===== Data supplied =====

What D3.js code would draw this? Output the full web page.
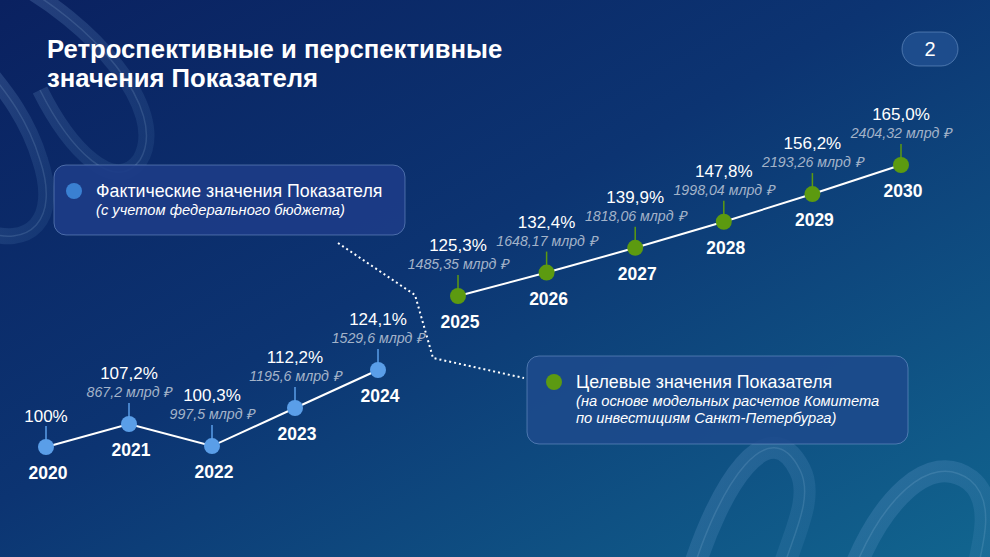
<!DOCTYPE html>
<html>
<head>
<meta charset="utf-8">
<script src="https://cdn.jsdelivr.net/npm/d3@7"></script>
<style>
  html, body { margin: 0; padding: 0; background: #0b2563; }
  svg { display: block; }
</style>
</head>
<body>
<div id="wrapper"></div>
<script>
// data
const retroYears = [2020, 2021, 2022, 2023, 2024]
const retroValues = [100, 107.2, 100.3, 112.2, 124.1]
const retroPctLabels = ["100%", "107,2%", "100,3%", "112,2%", "124,1%"]
const retroMoney = [null, 867.2, 997.5, 1195.6, 1529.6]

const targetYears = [2025, 2026, 2027, 2028, 2029, 2030]
const targetValues = [125.3, 132.4, 139.9, 147.8, 156.2, 165.0]
const targetPctLabels = ["125,3%", "132,4%", "139,9%", "147,8%", "156,2%", "165,0%"]
const targetMoney = [1485.35, 1648.17, 1818.06, 1998.04, 2193.26, 2404.32]

const titleLines = ["Ретроспективные и перспективные", "значения Показателя"]
const legendRetro = ["Фактические значения Показателя", "(с учетом федерального бюджета)"]
const legendTarget = ["Целевые значения Показателя",
  "(на основе модельных расчетов Комитета",
  "по инвестициям Санкт-Петербурга)"]

const width = 990
const height = 557
const font = "'Liberation Sans', Arial, sans-serif"

const svg = d3.select("#wrapper")
  .append("svg")
    .attr("width", width)
    .attr("height", height)

const defs = svg.append("defs")
const bg = defs.append("linearGradient")
    .attr("id", "bg")
    .attr("x1", 0).attr("y1", 0).attr("x2", 1).attr("y2", 1)
bg.append("stop").attr("offset", "0%").attr("stop-color", "#0a2160")
bg.append("stop").attr("offset", "45%").attr("stop-color", "#0c3472")
bg.append("stop").attr("offset", "100%").attr("stop-color", "#11658f")

const glass = defs.append("linearGradient")
    .attr("id", "glass")
    .attr("x1", 0).attr("y1", 0).attr("x2", 1).attr("y2", 1)
glass.append("stop").attr("offset", "0%").attr("stop-color", "#8fb6e8").attr("stop-opacity", 0.22)
glass.append("stop").attr("offset", "100%").attr("stop-color", "#6fa6d6").attr("stop-opacity", 0.1)

svg.append("rect")
    .attr("width", width)
    .attr("height", height)
    .attr("fill", "url(#bg)")

// decorative glass loops
const deco = svg.append("g").attr("fill", "none")
const loops = [
  "M 10 -20 C 90 20, 170 110, 140 160 C 115 195, 70 150, 40 90",
  "M -20 230 C 30 250, 60 220, 40 160 C 25 110, -5 80, -20 60",
  "M 690 580 C 720 480, 770 410, 800 470 C 815 500, 790 540, 780 580",
  "M 850 580 C 880 500, 930 450, 970 480 C 995 500, 985 540, 975 580",
]
loops.forEach((d, i) => {
  deco.append("path")
      .attr("d", d)
      .attr("stroke", "url(#glass)")
      .attr("stroke-width", i < 2 ? 16 : 22)
  deco.append("path")
      .attr("d", d)
      .attr("stroke", "#b8d4f4")
      .attr("stroke-opacity", 0.15)
      .attr("stroke-width", 1.5)
})

// title
svg.append("g")
  .selectAll("text")
  .data(titleLines)
  .join("text")
    .attr("x", 47)
    .attr("y", (d, i) => 58 + i * 29)
    .attr("fill", "#ffffff")
    .attr("font-family", font)
    .attr("font-weight", "bold")
    .attr("font-size", 25.7)
    .text(d => d)

// page badge
svg.append("rect")
    .attr("x", 902).attr("y", 32)
    .attr("width", 56).attr("height", 34)
    .attr("rx", 17)
    .attr("fill", "#1d4c8c")
    .attr("stroke", "#7fa6d6")
    .attr("stroke-opacity", 0.5)
svg.append("text")
    .attr("x", 930).attr("y", 56)
    .attr("text-anchor", "middle")
    .attr("fill", "#ffffff")
    .attr("font-family", font)
    .attr("font-size", 20)
    .text("2")

// dotted connector between the two legends
svg.append("path")
    .attr("d", d3.line()([[338, 243], [415, 295], [433, 358], [524, 378]]))
    .attr("fill", "none")
    .attr("stroke", "#ffffff")
    .attr("stroke-width", 2)
    .attr("stroke-dasharray", "2 3")

// legend boxes
function drawLegend(x, y, w, h, fill, color, pad, lines) {
  const g = svg.append("g")
  g.append("rect")
      .attr("x", x).attr("y", y)
      .attr("width", w).attr("height", h)
      .attr("rx", 12)
      .attr("fill", fill)
      .attr("fill-opacity", 0.9)
      .attr("stroke", "#8fb0e0")
      .attr("stroke-opacity", 0.45)
  g.append("circle")
      .attr("cx", x + pad).attr("cy", y + 26)
      .attr("r", 8)
      .attr("fill", color)
  g.selectAll("text")
    .data(lines)
    .join("text")
      .attr("x", x + pad + 22)
      .attr("y", (d, i) => y + 32 + i * 17.5)
      .attr("fill", "#ffffff")
      .attr("font-family", font)
      .attr("font-size", (d, i) => i === 0 ? 17.8 : 14.7)
      .attr("font-style", (d, i) => i === 0 ? "normal" : "italic")
      .text(d => d)
}
drawLegend(54, 165, 351, 70, "#1d3c87", "#3a80d2", 20, legendRetro)
drawLegend(527, 356, 381, 88, "#1d4a8c", "#5c9a12", 27, legendTarget)

// series
const money = v => String(v).replace(".", ",") + " млрд ₽"

function drawSeries(years, values, pctLabels, moneyVals, xScale, yScale, color) {
  const data = years.map((year, i) => ({
    year, value: values[i], pct: pctLabels[i], money: moneyVals[i],
  }))
  const xAccessor = d => xScale(d.year)
  const yAccessor = d => yScale(d.value)
  const g = svg.append("g")

  g.append("path")
      .attr("d", d3.line().x(xAccessor).y(yAccessor)(data))
      .attr("fill", "none")
      .attr("stroke", "#ffffff")
      .attr("stroke-width", 2)

  g.selectAll(".stem")
    .data(data)
    .join("line")
      .attr("class", "stem")
      .attr("x1", xAccessor).attr("x2", xAccessor)
      .attr("y1", yAccessor)
      .attr("y2", d => yAccessor(d) - 21)
      .attr("stroke", color)
      .attr("stroke-width", 1.5)

  g.selectAll("circle")
    .data(data)
    .join("circle")
      .attr("cx", xAccessor)
      .attr("cy", yAccessor)
      .attr("r", 8)
      .attr("fill", color)

  g.selectAll(".pct")
    .data(data)
    .join("text")
      .attr("class", "pct")
      .attr("x", xAccessor)
      .attr("y", d => yAccessor(d) - (d.money == null ? 25 : 45))
      .attr("text-anchor", "middle")
      .attr("fill", "#ffffff")
      .attr("font-family", font)
      .attr("font-size", 17)
      .text(d => d.pct)

  g.selectAll(".money")
    .data(data.filter(d => d.money != null))
    .join("text")
      .attr("class", "money")
      .attr("x", xAccessor)
      .attr("y", d => yAccessor(d) - 27)
      .attr("text-anchor", "middle")
      .attr("fill", "#a3b3c9")
      .attr("font-family", font)
      .attr("font-style", "italic")
      .attr("font-size", 14.2)
      .text(d => money(d.money))

  g.selectAll(".year")
    .data(data)
    .join("text")
      .attr("class", "year")
      .attr("x", d => xAccessor(d) + 2)
      .attr("y", d => yAccessor(d) + 32)
      .attr("text-anchor", "middle")
      .attr("fill", "#ffffff")
      .attr("font-family", font)
      .attr("font-weight", "bold")
      .attr("font-size", 17.5)
      .text(d => d.year)
}

const xRetro = d3.scaleLinear().domain([2020, 2024]).range([46, 378])
const yRetro = d3.scaleLinear().domain([100, 124.1]).range([447, 370])
const xTarget = d3.scaleLinear().domain([2025, 2030]).range([458, 901])
const yTarget = d3.scaleLinear().domain([125.3, 165]).range([296, 165])

drawSeries(retroYears, retroValues, retroPctLabels, retroMoney, xRetro, yRetro, "#5a9ee8")
drawSeries(targetYears, targetValues, targetPctLabels, targetMoney, xTarget, yTarget, "#5c9a10")
</script>
</body>
</html>
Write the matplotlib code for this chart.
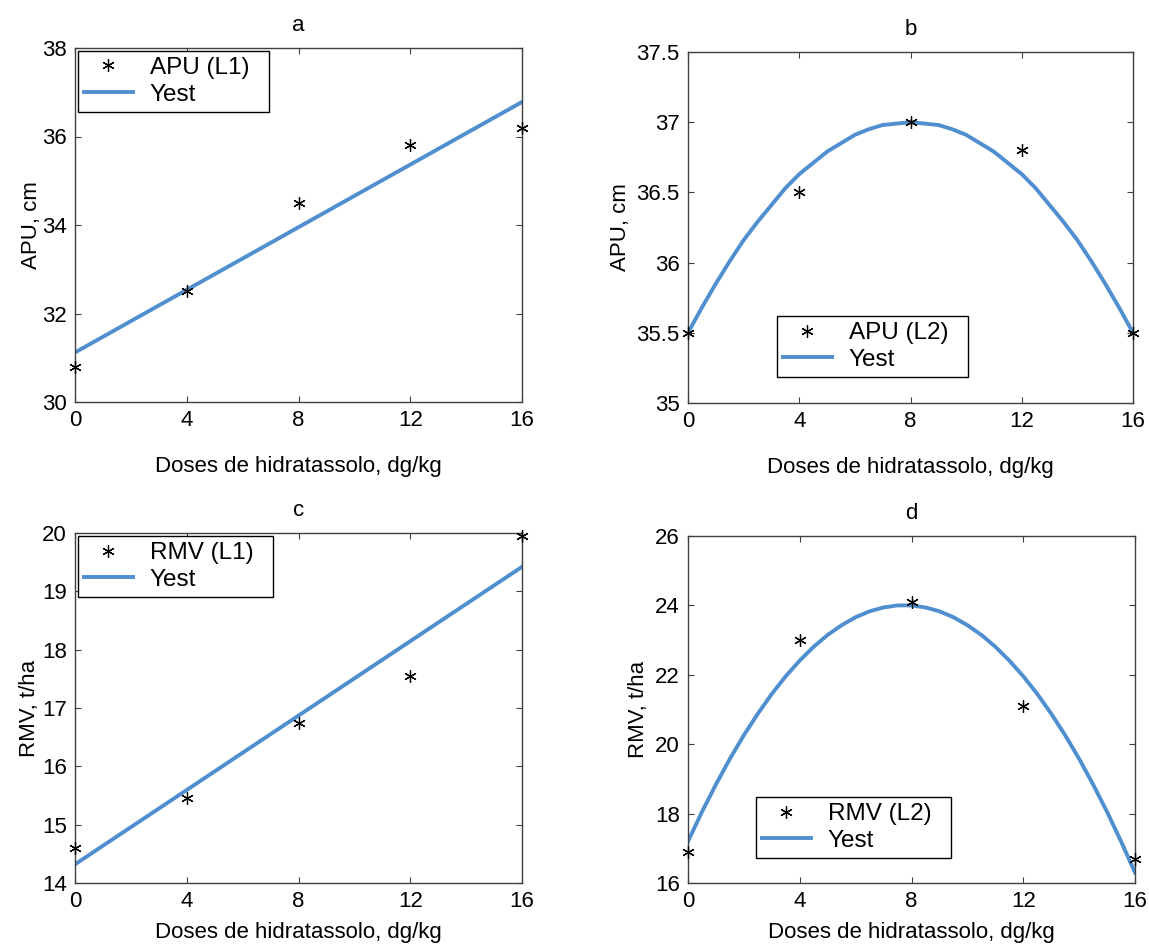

=====

• [Stated goal]: Scan the listing above and identify each line holding the string "this"; copy every such line.

• [Exercise solution]:
What D3.js code would draw this? Output the full web page.
Write the matplotlib code for this chart.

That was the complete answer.